**Job**
Leaving out every picture, copy the lines of the data exactly, from the first through the line containing "const presSpikeHi=[90,81,93,93,93,93];".

**Information supplied**
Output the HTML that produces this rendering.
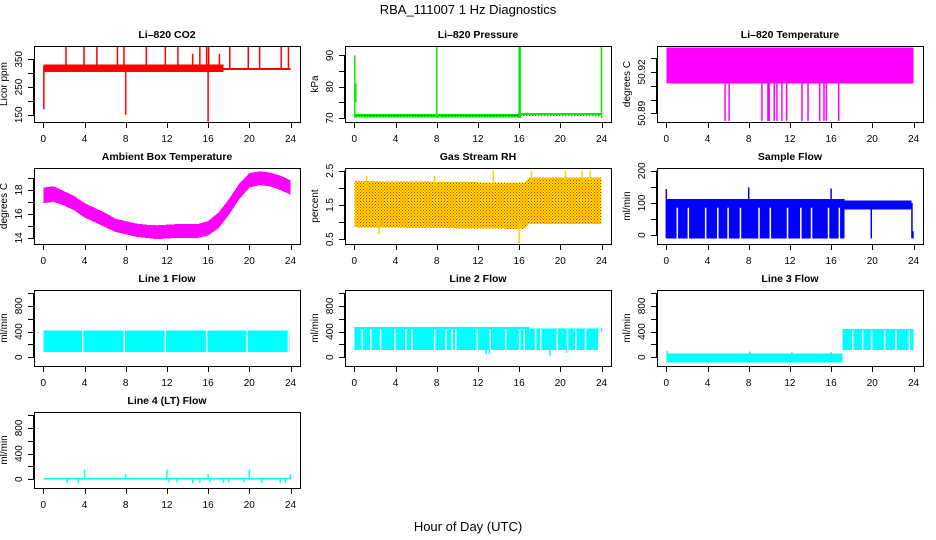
<!DOCTYPE html>
<html><head><meta charset="utf-8">
<style>
html,body{margin:0;padding:0;background:#fff;}
svg{display:block;font-family:"Liberation Sans",Arial,sans-serif;}
</style></head>
<body>
<svg id="chart" width="936" height="540" viewBox="0 0 936 540" xmlns="http://www.w3.org/2000/svg">
<defs>
<pattern id="rhpat" width="3" height="3" patternUnits="userSpaceOnUse">
<rect width="3" height="3" fill="#ffe000"/>
<rect x="0" y="0" width="1" height="1" fill="#ff2000"/>
<rect x="1.5" y="1.5" width="1" height="1" fill="#ff3000"/>
</pattern>
</defs>
<text x="468" y="14" font-size="13" text-anchor="middle">RBA_111007  1 Hz Diagnostics</text>
<text x="468" y="531" font-size="13" text-anchor="middle">Hour of Day (UTC)</text>
</svg>
<script>
// ---- data arrays (hours / values) ----
const xTicks=[0,4,8,12,16,20,24];

const co2BandH=[0,17.5,17.5,24];
const co2BandLo=[305,305,312,312];
const co2BandHi=[332,332,318,318];
const co2SpikeH=[2.2,3.95,5.2,7.2,7.83,10.0,11.85,13.07,15.2,15.86,16.05,18.1,19.9,21.0,23.1,23.8,0.05,8.0,16.0,14.5,17.1];
const co2SpikeLo=[315,315,315,315,315,315,315,315,315,315,315,315,315,315,315,315,170,150,125,320,320];
const co2SpikeHi=[400,400,398,398,398,400,398,398,398,400,400,398,398,398,398,400,325,320,320,370,370];

const presBandH=[0.1,16,16,24];
const presBandLo=[70.2,70.2,70.9,70.9];
const presBandHi=[71.2,71.2,71.5,71.5];
const presSpikeH=[0.05,0.15,8.0,16.0,16.1,24.0];
const presSpikeLo=[70,75,70,70,70,70];
const presSpikeHi=[90,81,93,93,93,93];

const tempBandH=[0,24];
const tempBandLo=[50.9115,50.9115];
const tempBandHi=[50.9376,50.9376];
const tempSpikeH=[5.71,6.1,9.28,9.86,9.99,10.48,10.74,11.22,11.68,13.17,13.76,14.89,15.31,15.54,16.74];

const ambH=[0,1,2,3,4,5,6,7,8,9,10,11,12,13,14,15,16,17,18,19,20,21,22,23,24];
const ambHi=[18.2,18.3,17.9,17.5,16.9,16.5,16.1,15.6,15.4,15.2,15.1,15.05,15.1,15.15,15.15,15.15,15.4,16.1,17.2,18.5,19.4,19.55,19.45,19.2,18.8];
const ambLo=[16.9,17.0,16.7,16.3,15.7,15.3,14.9,14.5,14.3,14.1,14.0,13.9,13.95,14.0,14.0,14.0,14.2,14.8,15.9,17.2,18.2,18.4,18.3,18.0,17.6];

const rhBandH=[0,16.5,17,24];
const rhBandLo=[0.85,0.8,0.95,0.95];
const rhBandHi=[2.2,2.15,2.3,2.3];
const rhSpikeH=[1.2,2.4,7.8,13.5,16.0,17.2,20.5,22.1,22.9];
const rhSpikeLo=[2.0,0.65,2.0,2.0,0.3,2.2,2.2,2.2,2.2];
const rhSpikeHi=[2.35,1.0,2.35,2.5,1.0,2.5,2.5,2.5,2.5];

const sfBandH=[0,17.3,17.3,23.8];
const sfBandLo=[-10,-10,80,80];
const sfBandHi=[112,112,107,107];
const sfGapH=[1.07,2.14,3.82,5.0,6.0,7.2,9.0,10.1,11.77,13.06,14.1,15.75,16.8];
const sfSpikeH=[0.0,8.0,16.0,19.9,23.85,23.95];
const sfSpikeLo=[-10,-10,-10,-10,-10,-10];
const sfSpikeHi=[143,148,145,105,100,12];

const l1BandH=[0,23.9];
const l1BandLo=[80,80];
const l1BandHi=[420,420];
const l1GapH=[3.82,7.86,11.85,15.86,19.8,23.8];

const l2BandH=[0,17,17,23.8];
const l2BandLo=[110,110,110,110];
const l2BandHi=[470,470,450,450];
const l2GapH=[0.78,1.6,2.55,3.95,5.0,5.6,7.8,8.9,9.5,9.85,11.95,13.2,14.7,16.05,16.5,17.6,18.1,19.7,20.7,21.5,22.45,23.75];
const l2SpikeH=[12.8,13.1,19.0,20.6,24.0];
const l2SpikeLo=[50,50,20,70,400];
const l2SpikeHi=[120,120,120,120,460];

const l3BandH=[0,17.1,17.1,24];
const l3BandLo=[-80,-80,110,110];
const l3BandHi=[60,60,440,440];
const l3GapH=[18.1,19.06,19.93,21.2,22.3,23.6];
const l3SpikeH=[0.1,8.1,12.2,16.0];
const l3SpikeLo=[0,0,0,0];
const l3SpikeHi=[100,90,80,80];

const l4BandH=[0,24];
const l4BandLo=[-5,-5];
const l4BandHi=[20,20];
const l4SpikeH=[4.0,12.0,20.0,8.0,16.0,24.0,2.3,3.4,12.2,13.0,14.5,15.2,16.2,17.5,18.0,19.5,21.2,23.0,23.5];
const l4SpikeLo=[0,0,0,0,0,0,-60,-60,-50,-50,-60,-60,-50,-60,-50,-50,-60,-60,-60];
const l4SpikeHi=[150,150,150,80,80,80,0,0,0,0,0,0,0,0,0,0,0,0,0];

// ---- layout ----
const NS='http://www.w3.org/2000/svg';
const svg=document.getElementById('chart');
const colL=[34,345,657], rowT=[46,168,290,412], PW=266, PH=76;
function el(tag,attrs,parent){const e=document.createElementNS(NS,tag);for(const k in attrs)e.setAttribute(k,attrs[k]);(parent||svg).appendChild(e);return e;}

function panel(p){
  const L=colL[p.col], T=rowT[p.row];
  const g=el('g',{});
  
  
  const xs=h=>L+9.3+h*10.3;
  const ys=v=>T+PH*(p.ymax-v)/(p.ymax-p.ymin);
  const clip='clip-'+p.name;
  const cp=el('clipPath',{id:clip},g);
  el('rect',{x:L,y:T,width:PW,height:PH},cp);
  const m=el('g',{'clip-path':'url(#'+clip+')'},g);
  
  
  if(p.bH){
    let pts=[];
    for(let i=0;i<p.bH.length;i++)pts.push(xs(p.bH[i])+','+ys(p.bHi[i]));
    for(let i=p.bH.length-1;i>=0;i--)pts.push(xs(p.bH[i])+','+ys(p.bLo[i]));
    const b=el('polygon',{points:pts.join(' '),fill:p.fill,'shape-rendering':'crispEdges'},m);
    
    
  }
  if(p.mid){
    const ln=el('line',{x1:xs(p.bH[0]),x2:xs(24),y1:ys(p.mid),y2:ys(p.mid),stroke:'#000','stroke-width':1,'stroke-dasharray':'1,2'},m);
    
    
  }
  if(p.gH){
    for(const h of p.gH){
      const gl=el('line',{x1:xs(h),x2:xs(h),y1:ys(p.gTop),y2:ys(p.gBot)+1,stroke:'#fff','stroke-width':1.5},m);
      
      
    }
  }
  if(p.sH){
    for(let i=0;i<p.sH.length;i++){
      const s=el('line',{x1:xs(p.sH[i]),x2:xs(p.sH[i]),y1:ys(p.sLo[i]),y2:ys(p.sHi[i]),stroke:p.stroke||p.fill,'stroke-width':1.5},m);
      
      
    }
  }
  const bx=el('rect',{x:L+0.5,y:T+0.5,width:PW,height:PH,fill:'none',stroke:'#000','stroke-width':1},g);
  
  
  const tt=el('text',{x:L+PW/2,y:T-8,'font-size':10.5,'font-weight':'bold','text-anchor':'middle'},g);
  tt.textContent=p.title;
  
  
  const xa=el('g',{},g);
  
  
  el('line',{x1:xs(0),x2:xs(24),y1:T+PH+0.5,y2:T+PH+0.5,stroke:'#000'},xa);
  for(const t of xTicks){
    el('line',{x1:Math.round(xs(t))+0.5,x2:Math.round(xs(t))+0.5,y1:T+PH,y2:T+PH+6,stroke:'#000'},xa);
    const lt=el('text',{x:xs(t),y:T+PH+20,'font-size':10,'text-anchor':'middle'},xa);
    lt.textContent=t;
    
    
  }
  const ya=el('g',{},g);
  
  
  el('line',{x1:L-0.5,x2:L-0.5,y1:ys(p.yt[0]),y2:ys(p.yt[p.yt.length-1]),stroke:'#000'},ya);
  for(const t of p.yt){
    const y=Math.round(ys(t))+0.5;
    el('line',{x1:L-6,x2:L,y1:y,y2:y,stroke:'#000'},ya);
  }
  for(const t of p.yl){
    const y=ys(t), x=L-12;
    const lt=el('text',{x:x,y:y,'font-size':10,'text-anchor':'middle',transform:'rotate(-90 '+x+' '+y+')'},ya);
    lt.textContent=t;
    
    
  }
  const yx=L-27, yy=T+PH/2;
  const yt=el('text',{x:yx,y:yy,'font-size':10,'text-anchor':'middle',transform:'rotate(-90 '+yx+' '+yy+')'},ya);
  yt.textContent=p.ylab;
  
  
}

const flowTicks=[0,200,400,600,800,1000], flowLabs=[0,400,800];
panel({name:'co2',col:0,row:0,title:'Li\u2013820 CO2',ylab:'Licor ppm',ymin:124,ymax:398,yt:[150,200,250,300,350],yl:[150,250,350],fill:'#ff0000',bH:co2BandH,bLo:co2BandLo,bHi:co2BandHi,sH:co2SpikeH,sLo:co2SpikeLo,sHi:co2SpikeHi});
panel({name:'pressure',col:1,row:0,title:'Li\u2013820 Pressure',ylab:'kPa',ymin:68.7,ymax:93,yt:[70,75,80,85,90],yl:[70,80,90],fill:'#00ee00',mid:70.8,bH:presBandH,bLo:presBandLo,bHi:presBandHi,sH:presSpikeH,sLo:presSpikeLo,sHi:presSpikeHi});
panel({name:'licor-temperature',col:2,row:0,title:'Li\u2013820 Temperature',ylab:'degrees C',ymin:50.8837,ymax:50.9388,yt:[50.89,50.90,50.91,50.92,50.93],yl:['50.89','50.92'],fill:'#ff00ff',bH:tempBandH,bLo:tempBandLo,bHi:tempBandHi,sH:tempSpikeH,sLo:tempSpikeH.map(()=>50.8845),sHi:tempSpikeH.map(()=>50.912)});
panel({name:'ambient-temperature',col:0,row:1,title:'Ambient Box Temperature',ylab:'degrees C',ymin:13.49,ymax:19.83,yt:[14,15,16,17,18,19],yl:[14,16,18],fill:'#ff00ff',bH:ambH,bLo:ambLo,bHi:ambHi});
panel({name:'gas-rh',col:1,row:1,title:'Gas Stream RH',ylab:'percent',ymin:0.36,ymax:2.58,yt:[0.5,1,1.5,2,2.5],yl:['0.5','1.5','2.5'],fill:'url(#rhpat)',stroke:'#ffd000',bH:rhBandH,bLo:rhBandLo,bHi:rhBandHi,sH:rhSpikeH,sLo:rhSpikeLo,sHi:rhSpikeHi});
panel({name:'sample-flow',col:2,row:1,title:'Sample Flow',ylab:'ml/min',ymin:-27.7,ymax:208.6,yt:[0,50,100,150,200],yl:[0,100,200],fill:'#0000ff',bH:sfBandH,bLo:sfBandLo,bHi:sfBandHi,gH:sfGapH,gTop:85,gBot:-10,sH:sfSpikeH,sLo:sfSpikeLo,sHi:sfSpikeHi});
panel({name:'line1-flow',col:0,row:2,title:'Line 1 Flow',ylab:'ml/min',ymin:-137,ymax:1048,yt:flowTicks,yl:flowLabs,fill:'#00ffff',bH:l1BandH,bLo:l1BandLo,bHi:l1BandHi,gH:l1GapH,gTop:420,gBot:80});
panel({name:'line2-flow',col:1,row:2,title:'Line 2 Flow',ylab:'ml/min',ymin:-137,ymax:1048,yt:flowTicks,yl:flowLabs,fill:'#00ffff',bH:l2BandH,bLo:l2BandLo,bHi:l2BandHi,gH:l2GapH,gTop:440,gBot:110,sH:l2SpikeH,sLo:l2SpikeLo,sHi:l2SpikeHi});
panel({name:'line3-flow',col:2,row:2,title:'Line 3 Flow',ylab:'ml/min',ymin:-137,ymax:1048,yt:flowTicks,yl:flowLabs,fill:'#00ffff',bH:l3BandH,bLo:l3BandLo,bHi:l3BandHi,gH:l3GapH,gTop:420,gBot:110,sH:l3SpikeH,sLo:l3SpikeLo,sHi:l3SpikeHi});
panel({name:'line4-flow',col:0,row:3,title:'Line 4 (LT) Flow',ylab:'ml/min',ymin:-137,ymax:1048,yt:flowTicks,yl:flowLabs,fill:'#00ffff',bH:l4BandH,bLo:l4BandLo,bHi:l4BandHi,sH:l4SpikeH,sLo:l4SpikeLo,sHi:l4SpikeHi});
</script>
</body></html>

**Exercise response**
Output the HTML that produces this rendering.
<!DOCTYPE html>
<html><head><meta charset="utf-8">
<style>
html,body{margin:0;padding:0;background:#fff;}
svg{display:block;font-family:"Liberation Sans",Arial,sans-serif;}
</style></head>
<body>
<svg id="chart" width="936" height="540" viewBox="0 0 936 540" xmlns="http://www.w3.org/2000/svg">
<defs>
<pattern id="rhpat" width="3" height="3" patternUnits="userSpaceOnUse">
<rect width="3" height="3" fill="#ffe000"/>
<rect x="0" y="0" width="1" height="1" fill="#ff2000"/>
<rect x="1.5" y="1.5" width="1" height="1" fill="#ff3000"/>
</pattern>
</defs>
<text x="468" y="14" font-size="13" text-anchor="middle">RBA_111007  1 Hz Diagnostics</text>
<text x="468" y="531" font-size="13" text-anchor="middle">Hour of Day (UTC)</text>
</svg>
<script>
// ---- data arrays (hours / values) ----
const xTicks=[0,4,8,12,16,20,24];

const co2BandH=[0,17.5,17.5,24];
const co2BandLo=[305,305,312,312];
const co2BandHi=[332,332,318,318];
const co2SpikeH=[2.2,3.95,5.2,7.2,7.83,10.0,11.85,13.07,15.2,15.86,16.05,18.1,19.9,21.0,23.1,23.8,0.05,8.0,16.0,14.5,17.1];
const co2SpikeLo=[315,315,315,315,315,315,315,315,315,315,315,315,315,315,315,315,170,150,125,320,320];
const co2SpikeHi=[400,400,398,398,398,400,398,398,398,400,400,398,398,398,398,400,325,320,320,370,370];

const presBandH=[0.1,16,16,24];
const presBandLo=[70.2,70.2,70.9,70.9];
const presBandHi=[71.2,71.2,71.5,71.5];
const presSpikeH=[0.05,0.15,8.0,16.0,16.1,24.0];
const presSpikeLo=[70,75,70,70,70,70];
const presSpikeHi=[90,81,93,93,93,93];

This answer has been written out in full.